Begging for any sort of diversion, I asked my parents if I could buy some comic books; in other words, familiar friends that would rescue me from the all-black version of DELIVERANCE crossed with the family from THE TEXAS CHAIN SAW MASSACRE. We made it to the local dry goods store and I surveyed the periodicals rack with an eye like a hawk on the hunt. By Crom, if I were going to get some comics I’d get some good stuff that I could read over and over during my week-long sentence!

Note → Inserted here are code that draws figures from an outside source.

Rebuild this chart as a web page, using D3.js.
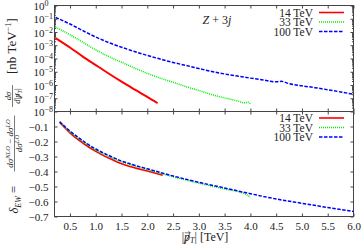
<html>
<head>
<meta charset="utf-8">
<script src="https://cdnjs.cloudflare.com/ajax/libs/d3/7.8.5/d3.min.js"></script>
<style>
body { margin: 0; background: #fff; }
text { font-family: "Liberation Serif", "DejaVu Serif", serif; fill: #222; }
.it { font-style: italic; }
</style>
</head>
<body>
<svg id="chart" width="362" height="247"></svg>
<script>
// upper panel: d sigma / d|pT| [nb/TeV]
var xRed = [0.22, 0.5, 0.75, 1.0, 1.25, 1.5, 1.75, 2.0, 2.2];
var sigRed = [3.5e-3, 6.8e-4, 1.4e-4, 3.2e-5, 7.4e-6, 1.8e-6, 4.7e-7, 1.26e-7, 4.2e-8];
var xGreen = [0.22, 0.5, 0.75, 1.0, 1.25, 1.5, 1.75, 2.0, 2.25, 2.5, 2.75, 3.0, 3.25, 3.5, 3.75, 3.9, 3.95, 4.0];
var sigGreen = [2.3e-2, 6.3e-3, 1.66e-3, 4.5e-4, 1.4e-4, 5.2e-5, 1.9e-5, 7.6e-6, 3.3e-6, 1.6e-6, 7.6e-7, 3.8e-7, 1.9e-7, 1.07e-7, 6.3e-8, 4.4e-8, 5.2e-8, 3.8e-8];
var xBlue = [0.22, 0.5, 0.75, 1.0, 1.25, 1.5, 1.75, 2.0, 2.25, 2.5, 2.75, 3.0, 3.25, 3.5, 3.75, 4.0, 4.25, 4.5, 4.6, 4.75, 5.0, 5.25, 5.5, 5.75, 6.0];
var sigBlue = [1.26e-1, 4.0e-2, 1.26e-2, 4.2e-3, 1.6e-3, 7.1e-4, 3.4e-4, 1.7e-4, 9.1e-5, 5.0e-5, 3.0e-5, 1.74e-5, 1.05e-5, 6.8e-6, 4.7e-6, 3.3e-6, 2.4e-6, 1.74e-6, 1.9e-6, 1.26e-6, 8.7e-7, 6.3e-7, 4.4e-7, 3.0e-7, 2.0e-7];

// lower panel: delta_EW
var xRedEW = [0.3, 0.4, 0.5, 0.75, 1.0, 1.25, 1.5, 1.75, 2.0, 2.3];
var ewRed = [-0.072, -0.108, -0.142, -0.21, -0.266, -0.31, -0.348, -0.375, -0.397, -0.425];
var xGreenEW = [0.3, 0.4, 0.5, 0.75, 1.0, 1.25, 1.5, 1.75, 2.0, 2.5, 3.0, 3.5, 3.9, 4.0];
var ewGreen = [-0.07, -0.104, -0.136, -0.2, -0.256, -0.3, -0.335, -0.362, -0.387, -0.435, -0.478, -0.517, -0.55, -0.572];
var xBlueEW = [0.3, 0.4, 0.5, 0.75, 1.0, 1.25, 1.5, 1.75, 2.0, 2.5, 3.0, 3.5, 4.0, 4.5, 5.0, 5.5, 6.0];
var ewBlue = [-0.068, -0.1, -0.13, -0.195, -0.25, -0.293, -0.33, -0.358, -0.382, -0.43, -0.472, -0.51, -0.548, -0.583, -0.612, -0.64, -0.667];

var seriesNames = ['14 TeV', '33 TeV', '100 TeV'];
var xTicks = [0.5, 1.0, 1.5, 2.0, 2.5, 3.0, 3.5, 4.0, 4.5, 5.0, 5.5, 6.0];
var ewTicks = [-0.7, -0.6, -0.5, -0.4, -0.3, -0.2, -0.1];

var colors = ['#ff0000', '#00ee00', '#0000ff'];
var dashes = [null, '1,1', '3.5,1.5'];
var widths = [2, 1.5, 1.5];

var svg = d3.select('#chart');
var L = 54.5, R = 353.5, T = 5.5, M = 111.5, B = 216.5;

var x = d3.scaleLinear().domain([0.2, 6]).range([L, R]);
var yTop = d3.scaleLog().domain([1e-8, 1]).range([M, T]);
var yBot = d3.scaleLinear().domain([-0.7, 0]).range([B, M]);

function ticksOnly(axis, tr) {
    var g = svg.append('g').attr('transform', tr).call(axis);
    g.select('.domain').remove();
    g.selectAll('line').attr('stroke', '#444');
    return g;
}

// x ticks on both panels, top and bottom
ticksOnly(d3.axisBottom(x).tickValues(xTicks).tickSize(-3).tickFormat(''), 'translate(0,' + M + ')');
ticksOnly(d3.axisTop(x).tickValues(xTicks).tickSize(-3).tickFormat(''), 'translate(0,' + T + ')');
ticksOnly(d3.axisTop(x).tickValues(xTicks).tickSize(-3).tickFormat(''), 'translate(0,' + M + ')');
var xAx = ticksOnly(d3.axisBottom(x).tickValues(xTicks).tickSize(-3).tickPadding(6).tickFormat(d3.format('.1f')), 'translate(0,' + B + ')');
xAx.selectAll('text').attr('font-size', 11).attr('font-family', null).attr('fill', '#222');

// log ticks
var majors = d3.range(-8, 1).map(function (e) { return Math.pow(10, e); });
var minors = [];
d3.range(-8, 0).forEach(function (e) {
    for (var k = 2; k < 10; k++) minors.push(k * Math.pow(10, e));
});
ticksOnly(d3.axisLeft(yTop).tickValues(minors).tickSize(-1.5).tickFormat(''), 'translate(' + L + ',0)');
ticksOnly(d3.axisRight(yTop).tickValues(minors).tickSize(-1.5).tickFormat(''), 'translate(' + R + ',0)');
ticksOnly(d3.axisRight(yTop).tickValues(majors).tickSize(-3).tickFormat(''), 'translate(' + R + ',0)');
var yAx = ticksOnly(d3.axisLeft(yTop).tickValues(majors).tickSize(-3).tickFormat(''), 'translate(' + L + ',0)');
yAx.selectAll('.tick').append('text')
    .attr('x', -21).attr('y', 4).attr('text-anchor', 'start').attr('font-size', 11).attr('fill', '#222')
    .each(function (d) {
        var e = Math.round(Math.log10(d));
        var t = d3.select(this);
        t.append('tspan').text('10');
        t.append('tspan').attr('dy', -4).attr('font-size', 8).text(e === 0 ? '0' : '\u2212' + (-e));
    });

// delta ticks
ticksOnly(d3.axisRight(yBot).tickValues(ewTicks).tickSize(-3).tickFormat(''), 'translate(' + R + ',0)');
var ewAx = ticksOnly(d3.axisLeft(yBot).tickValues(ewTicks).tickSize(-3).tickPadding(6)
    .tickFormat(function (d) { return '\u2212' + d3.format('.1f')(Math.abs(d)); }), 'translate(' + L + ',0)');
ewAx.selectAll('text').attr('font-size', 11).attr('font-family', null).attr('fill', '#222');

// frames
[[T, M], [M, B]].forEach(function (p) {
    svg.append('rect').attr('x', L).attr('y', p[0]).attr('width', R - L).attr('height', p[1] - p[0])
        .attr('fill', 'none').attr('stroke', '#444').attr('stroke-width', 1);
});

// curves
var topSets = [[xRed, sigRed], [xGreen, sigGreen], [xBlue, sigBlue]];
var botSets = [[xRedEW, ewRed], [xGreenEW, ewGreen], [xBlueEW, ewBlue]];
var lineTop = d3.line().x(function (d) { return x(d[0]); }).y(function (d) { return yTop(d[1]); }).curve(d3.curveMonotoneX);
var lineBot = d3.line().x(function (d) { return x(d[0]); }).y(function (d) { return yBot(d[1]); }).curve(d3.curveMonotoneX);

topSets.forEach(function (s, i) {
    svg.append('path').datum(d3.zip(s[0], s[1])).attr('d', lineTop)
        .attr('fill', 'none').attr('stroke', colors[i]).attr('stroke-width', widths[i])
        .attr('stroke-dasharray', dashes[i]);
});
botSets.forEach(function (s, i) {
    svg.append('path').datum(d3.zip(s[0], s[1])).attr('d', lineBot)
        .attr('fill', 'none').attr('stroke', colors[i]).attr('stroke-width', i === 0 ? 1.6 : 1.5)
        .attr('stroke-dasharray', dashes[i]);
});

// legends
[T + 7, M + 6.5].forEach(function (y0) {
    seriesNames.forEach(function (n, i) {
        var yy = y0 + i * 9.5;
        svg.append('text').attr('x', 313).attr('y', yy + 4).attr('text-anchor', 'end').attr('font-size', 11.5).text(n);
        svg.append('line').attr('x1', 319).attr('x2', 344).attr('y1', yy).attr('y2', yy)
            .attr('stroke', colors[i]).attr('stroke-width', i === 0 ? 1.6 : 1.5).attr('stroke-dasharray', dashes[i]);
    });
});

// Z + 3j
var zt = svg.append('text').attr('x', 217).attr('y', 24).attr('text-anchor', 'middle').attr('font-size', 12);
zt.append('tspan').attr('class', 'it').text('Z');
zt.append('tspan').text(' + 3');
zt.append('tspan').attr('class', 'it').text('j');

// slash through the p (and optional arrow above it), placed from the glyph box
function slashP(g, textSel, idx, arrow) {
    var b = textSel.node().getExtentOfChar(idx);
    g.append('line').attr('x1', b.x + b.width * 0.15).attr('x2', b.x + b.width * 0.95)
        .attr('y1', b.y + b.height * 0.95).attr('y2', b.y + b.height * 0.3)
        .attr('stroke', '#222').attr('stroke-width', 0.7);
    if (arrow) {
        var ay = b.y + b.height * 0.2, ax0 = b.x + b.width * 0.1, ax1 = b.x + b.width * 1.05;
        g.append('path').attr('d', 'M' + ax0 + ',' + ay + 'H' + ax1 + 'M' + (ax1 - 2) + ',' + (ay - 1.3) + 'L' + ax1 + ',' + ay + 'L' + (ax1 - 2) + ',' + (ay + 1.3))
            .attr('fill', 'none').attr('stroke', '#222').attr('stroke-width', 0.6);
    }
}

// x title
var xt = svg.append('text').attr('x', 205).attr('y', 241).attr('text-anchor', 'middle').attr('font-size', 12);
xt.append('tspan').text('|');
xt.append('tspan').attr('class', 'it').text('p');
xt.append('tspan').attr('class', 'it').attr('font-size', 8).attr('dy', 2).text('T');
xt.append('tspan').attr('dy', -2).text('| [TeV]');
slashP(svg, xt, 1, true);

// upper y title
var gy = svg.append('g').attr('transform', 'translate(16,58) rotate(-90)');
var br = gy.append('text').attr('x', 12).attr('y', 0).attr('text-anchor', 'middle').attr('font-size', 13);
br.append('tspan').text('[nb TeV');
br.append('tspan').attr('dy', -5).attr('font-size', 8.5).text('\u22121');
br.append('tspan').attr('dy', 5).text(']');
gy.append('text').attr('x', -38).attr('y', -5.5).attr('text-anchor', 'middle').attr('font-size', 8.5)
    .append('tspan').attr('class', 'it').text('d\u03c3');
gy.append('line').attr('x1', -49).attr('x2', -27).attr('y1', -3.5).attr('y2', -3.5).attr('stroke', '#222').attr('stroke-width', 0.6);
var den = gy.append('text').attr('x', -38).attr('y', 4).attr('text-anchor', 'middle').attr('font-size', 8.5);
den.append('tspan').attr('class', 'it').text('d');
den.append('tspan').text('|');
den.append('tspan').attr('class', 'it').text('p');
den.append('tspan').attr('class', 'it').attr('font-size', 6).attr('dy', 1.5).text('T');
den.append('tspan').attr('dy', -1.5).text('|');
slashP(gy, den, 2, false);

// lower y title
var gd = svg.append('g').attr('transform', 'translate(18,163.5) rotate(-90)');
var dl = gd.append('text').attr('x', -50).attr('y', 0).attr('font-size', 12.5);
dl.append('tspan').attr('class', 'it').text('\u03b4');
dl.append('tspan').attr('class', 'it').attr('font-size', 8).attr('dy', 2.5).text('EW');
dl.append('tspan').attr('dy', -2.5).text(' =');
var num = gd.append('text').attr('x', 20).attr('y', -5.5).attr('text-anchor', 'middle').attr('font-size', 9);
num.append('tspan').attr('class', 'it').text('d\u03c3');
num.append('tspan').attr('class', 'it').attr('font-size', 6.5).attr('dy', -3).text('NLO');
num.append('tspan').attr('dy', 3).text(' \u2212 ');
num.append('tspan').attr('class', 'it').text('d\u03c3');
num.append('tspan').attr('class', 'it').attr('font-size', 6.5).attr('dy', -3).text('LO');
gd.append('line').attr('x1', -8).attr('x2', 48).attr('y1', -3.5).attr('y2', -3.5).attr('stroke', '#222').attr('stroke-width', 0.6);
var dd = gd.append('text').attr('x', 20).attr('y', 4).attr('text-anchor', 'middle').attr('font-size', 9);
dd.append('tspan').attr('class', 'it').text('d\u03c3');
dd.append('tspan').attr('class', 'it').attr('font-size', 6.5).attr('dy', -3).text('LO');
</script>
</body>
</html>
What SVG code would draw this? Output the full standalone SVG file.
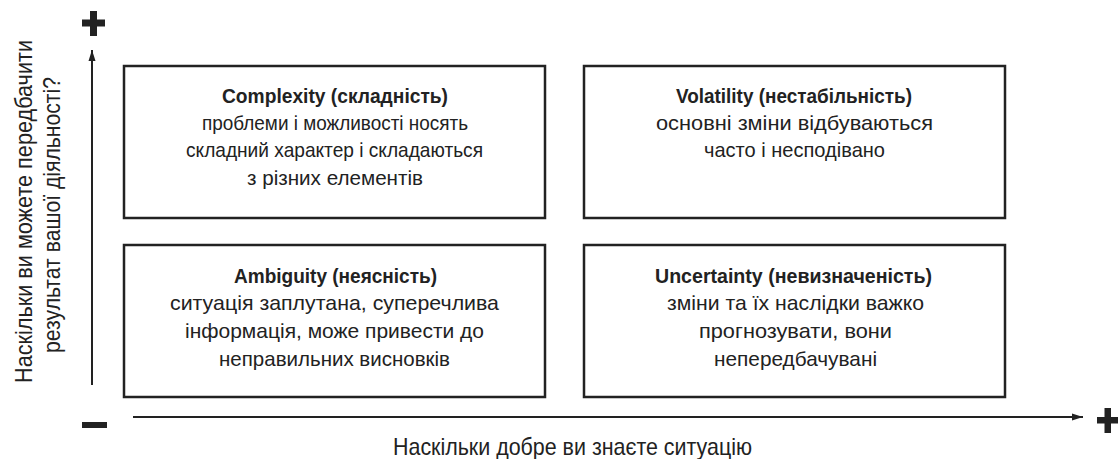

Some favorites were readily snagged, such as Fantastic Four, The Incredible Hulk, and the now mostly-forgotten Jack Kirby epic of the post-apocalypse Kamandi-The Last Boy On Earth (which is in sore need of color collected editions). Then there was a magazine-sized comic roughly squeezed into a rack slot that was too small to accommodate it. I picked it up with the intention of putting it back where it presumably belonged, but then I noticed the rather lurid cover. It featured a painting of a buxom woman on an obviously alien world, held in the slimy tentacles of a multi-eyed Cthuhluoid wiggly. And what was most intriguing to me was that she had a sort of dreamily relaxed look on her face like she was kind of digging the attentions of her molester. The magazine in question was EERIE # 60, from Warren Publications (a company I knew for giving the world one of the greatest monster movie mags ever, namely FAMOUS MONSTERS OF FILMLAND) and I blame it for forever changing how I looked at not only horror comics, but also horror in general.